En route to Jumba, Zaire – Woke up this morning still very drunk from the night before so I just crawled onto the truck to rest up for the day’s activities. We headed into Goma where everyone got out and wandered around for a few hours. I stayed behind and guarded the truck because I was incapable of doing anything else. Mick came back and I went for a five minute walk over to the meat and cheese store to see if there was any food at all.

Zaire is totally Third World, so when you walk into the shops there usually would only be one item in the entire store. I walked into this deli and all the display cases were empty except for one huge round of gouda cheese. Cheese! I couldn’t even find cheese in countries that were way more modern than this one, and there I was needing it more than ever to help take the edge off my hangover. I paid the price of two million zaires and walked away with about two pounds of the most amazing tasting cheese (or so I thought at the time.)

Back to the truck, for we were due to leave for Jumba in a few minutes and it was going to take us a long time because the roads weren’t roads. We started off and Mick was trying to avoid the largest potholes, but it didn’t really matter – you still needed to have a firm hold on the truck because it was rockin’ and rollin’ like the Shakey Shack in a funhouse. With my hangover (which was now tuning into my brain full force) it was a living hell. After a few hours I just leaned out of the truck and booted – boy was I miserable. I finally went to sleep under two of the aircraft style seats and woke up a few hours later when the truck had stopped at this bridge.

Mick was out inspecting the bridge to see if it could support the truck’s fifteen ton weight. The bridge was made of about thirty horizontal strips of metal, spaced about eight to ten inched apart so you could see the water from the river flowing below your feet. After a brief inspection Mick told everyone to get off the truck, so if it were to go right through the bridge Kumuka wouldn’t be liable for our deaths. Mick backed up the truck but instead of going over the bridge he maneuvered the behemoth down the riverbank, gunned the engine, then eased the truck in to the river and drove right through it. So muck for Zairian engineering works!

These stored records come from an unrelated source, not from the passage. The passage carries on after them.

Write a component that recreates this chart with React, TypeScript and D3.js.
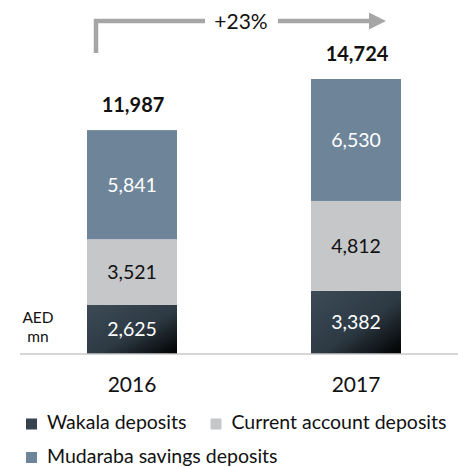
import React from "react";
import * as d3 from "d3";

const years = ["2016", "2017"];
const seriesNames = ["Wakala deposits", "Current account deposits", "Mudaraba savings deposits"];
const wakala = [2625, 3382];
const current = [3521, 4812];
const mudaraba = [5841, 6530];
const totals = [11987, 14724];
const growthLabel = "+23%";

const colors = ["url(#wakalaGrad)", "#c6c7c9", "#6e8599"];
const legendColors = ["#36434e", "#c6c7c9", "#6e8599"];
const labelColors = ["#ffffff", "#111111", "#ffffff"];

const FONT = "Lato, 'Open Sans', sans-serif";

export default function App() {
  const W = 458, H = 467;
  const x = d3.scalePoint<string>().domain(years).range([132, 356]);
  const bw = 90;
  const y = d3.scaleLinear().domain([0, 14724]).range([354, 79]);
  const fmt = d3.format(",");

  const rows = years.map((yr, i) => ({ year: yr, w: wakala[i], c: current[i], m: mudaraba[i] }));
  const stack = d3.stack<any>().keys(["w", "c", "m"])(rows);

  return (
    <svg width={W} height={H} style={{ position: "absolute", left: 0, top: 0 }} fontFamily={FONT}>
      <defs>
        <linearGradient id="wakalaGrad" x1="0" y1="0" x2="1" y2="1">
          <stop offset="0%" stopColor="#3d4b57" />
          <stop offset="55%" stopColor="#2d3a44" />
          <stop offset="100%" stopColor="#000000" />
        </linearGradient>
      </defs>
      <rect width={W} height={H} fill="#fff" />
      {/* growth arrow */}
      <path d={`M96,${53} V21 H205`} fill="none" stroke="#a6a6a6" strokeWidth={4.5} />
      <path d={`M278,21 H372`} fill="none" stroke="#a6a6a6" strokeWidth={4.5} />
      <polygon points="369,12.5 386,21 369,29.5" fill="#a6a6a6" />
      <text x={241} y={29} textAnchor="middle" fontSize={21} fill="#111">{growthLabel}</text>

      {stack.map((layer, li) =>
        layer.map((d, i) => {
          const x0 = (x(years[i]) as number) - bw / 2;
          const top = y(d[1]);
          const bot = y(d[0]);
          const val = d[1] - d[0];
          return (
            <g key={`${li}-${i}`}>
              <rect x={x0} y={top} width={bw} height={bot - top} fill={colors[li]} />
              <text x={x(years[i]) as number} y={(top + bot) / 2 + 7} textAnchor="middle"
                fontSize={19.5} fill={labelColors[li]}>{fmt(val)}</text>
            </g>
          );
        })
      )}
      {totals.map((t, i) => (
        <text key={i} x={(x(years[i]) as number) + 1} y={y(t) - 18} textAnchor="middle"
          fontSize={20} fontWeight="bold" fill="#111">{fmt(t)}</text>
      ))}
      <line x1={20} x2={458} y1={354} y2={354} stroke="#c8c8c8" strokeWidth={1.5} />
      <text x={38} y={323} textAnchor="middle" fontSize={15.5} fill="#111">AED</text>
      <text x={38} y={342} textAnchor="middle" fontSize={15.5} fill="#111">mn</text>
      {years.map((yr) => (
        <text key={yr} x={x(yr) as number} y={392} textAnchor="middle" fontSize={21} fill="#111">{yr}</text>
      ))}
      {/* legend */}
      {[
        { i: 0, sx: 26, ty: 429 },
        { i: 1, sx: 210.5, ty: 429 },
        { i: 2, sx: 26, ty: 462.5 },
      ].map(({ i, sx, ty }) => (
        <g key={i}>
          <rect x={sx} y={ty - 10.5} width={11} height={11} fill={legendColors[i]} />
          <text x={sx + 21} y={ty} fontSize={19.5} fill="#111">{seriesNames[i]}</text>
        </g>
      ))}
    </svg>
  );
}
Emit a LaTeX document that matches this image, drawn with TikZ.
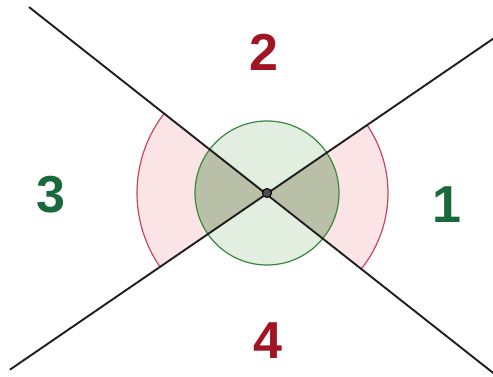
\documentclass[tikz,border=0pt]{standalone}
\usepackage{fontspec}
\setmainfont{Liberation Sans}
\usetikzlibrary{calc}
\definecolor{lblred}{RGB}{160,20,35}
\definecolor{lblgreen}{RGB}{25,105,60}
\definecolor{sectpink}{RGB}{251,228,230}
\definecolor{arcred}{RGB}{200,70,95}
\definecolor{circfill}{RGB}{226,238,224}
\definecolor{circline}{RGB}{55,135,65}
\definecolor{overlap}{RGB}{186,192,168}
\definecolor{linecol}{RGB}{30,30,30}
\begin{document}
\begin{tikzpicture}[x=1pt,y=1pt,
  mainline/.style={draw=linecol,line width=1.9pt},
  arcline/.style={draw=arcred,line width=1.2pt},
  digit/.style={font=\fontsize{52}{52}\selectfont\bfseries,inner sep=0pt,anchor=base}]
\useasboundingbox[fill=white] (0,0) rectangle (493,376);
\coordinate (C) at (267,183);
% line end points
\coordinate (A1) at ($(C)+(142:302)$);
\coordinate (A2) at ($(C)+(-38.5:292)$);
\coordinate (B1) at ($(C)+(214.5:312)$);
\coordinate (B2) at ($(C)+(34.3:274)$);
% pink sectors
\fill[sectpink] (C) -- ($(C)+(-38.5:121)$) arc[start angle=-38.5,end angle=34.3,radius=121] -- cycle;
\fill[sectpink] (C) -- ($(C)+(142:130)$) arc[start angle=142,end angle=214.5,radius=130] -- cycle;
\draw[arcline] ($(C)+(-38.5:121)$) arc[start angle=-38.5,end angle=34.3,radius=121];
\draw[arcline] ($(C)+(142:130)$) arc[start angle=142,end angle=214.5,radius=130];
% green circle
\fill[circfill] (C) circle[radius=72];
\fill[overlap] (C) -- ($(C)+(-38.5:72)$) arc[start angle=-38.5,end angle=34.3,radius=72] -- cycle;
\fill[overlap] (C) -- ($(C)+(142:72)$) arc[start angle=142,end angle=214.5,radius=72] -- cycle;
\draw[draw=circline,line width=1.2pt] (C) circle[radius=72];
% lines
\draw[mainline] (A1) -- (A2);
\draw[mainline] (B1) -- (B2);
\filldraw[fill=black!70,draw=black,line width=1pt] (C) circle[radius=4.5];
% labels
\node[digit,text=lblred] (n2) at (264,306) {2};
\node[digit,text=lblgreen] (n1) at (447,154) {1};
\node[digit,text=lblgreen] (n3) at (51,164) {3};
\node[digit,text=lblred] (n4) at (268,18) {4};
\end{tikzpicture}
\end{document}
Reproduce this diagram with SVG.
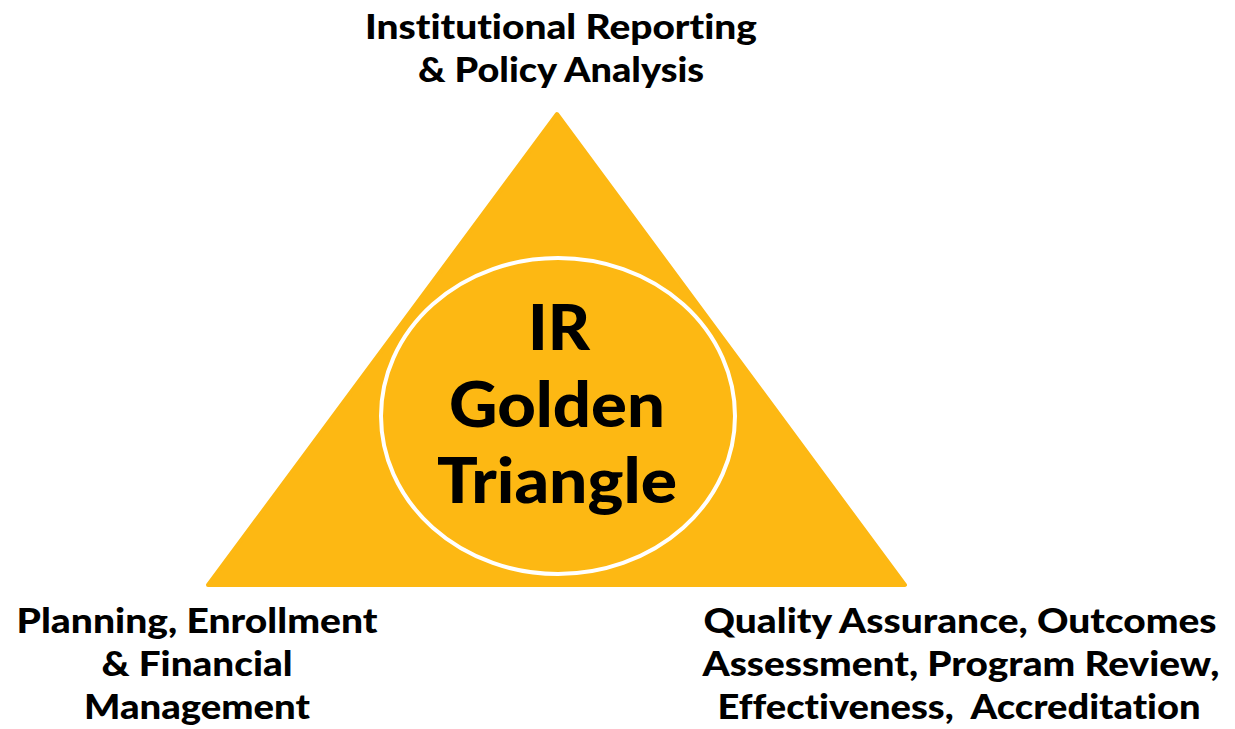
<svg xmlns="http://www.w3.org/2000/svg" width="1235" height="729" viewBox="0 0 1235 729">
<style>
.lbl,.ctr{font-family:"Lato","Open Sans","Liberation Sans",sans-serif;font-weight:900;fill:#000;text-anchor:middle;font-variant-ligatures:none;font-feature-settings:"liga" 0,"clig" 0}
.lbl{font-size:34px}
.ctr{font-size:63px}
</style>
<rect width="1235" height="729" fill="#fff"/>
<g id="triangle">
<path d="M557,114 L905,585 L208,585 Z" fill="#FDB813" stroke="#FDB813" stroke-width="4" stroke-linejoin="round"/>
</g>
<g id="center">
<ellipse cx="558" cy="416" rx="177" ry="158" fill="#FDB813" stroke="#fff" stroke-width="4"/>
<text class="ctr" x="559" y="350" textLength="62" lengthAdjust="spacingAndGlyphs">IR</text>
<text class="ctr" x="557" y="427" textLength="216" lengthAdjust="spacingAndGlyphs">Golden</text>
<text class="ctr" x="557" y="503" textLength="240" lengthAdjust="spacingAndGlyphs">Triangle</text>
</g>
<g id="top">
<text class="lbl" x="561" y="39" textLength="392" lengthAdjust="spacingAndGlyphs">Institutional Reporting</text>
<text class="lbl" x="561" y="82" textLength="286" lengthAdjust="spacingAndGlyphs">&amp; Policy Analysis</text>
</g>
<g id="left">
<text class="lbl" x="197" y="633" textLength="361" lengthAdjust="spacingAndGlyphs">Planning, Enrollment</text>
<text class="lbl" x="197" y="676" textLength="191" lengthAdjust="spacingAndGlyphs">&amp; Financial</text>
<text class="lbl" x="197" y="719" textLength="226" lengthAdjust="spacingAndGlyphs">Management</text>
</g>
<g id="right">
<text class="lbl" x="960" y="633" textLength="513" lengthAdjust="spacingAndGlyphs">Quality Assurance, Outcomes</text>
<text class="lbl" x="961" y="676" textLength="517" lengthAdjust="spacingAndGlyphs">Assessment, Program Review,</text>
<text class="lbl" x="959" y="719" textLength="483" lengthAdjust="spacingAndGlyphs" xml:space="preserve">Effectiveness,  Accreditation</text>
</g>
</svg>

We continued on this bumpy hell road, going approximately six kilometers an hour, slow enough so every Zairian child within a ten kilometer radius could jump on the spare tires and ride along with us for a while. The kids ended up stealing the charcoal out of our sack tied onto the back of the truck, so we stopped and Rich got out and got a big stick and proceeded to follow the truck on foot – scaring the locals away with his stick so they couldn’t steal anymore. We finally got to the Parc National des Virungas and set up camp for we were to go and see the silverback gorillas the next morning.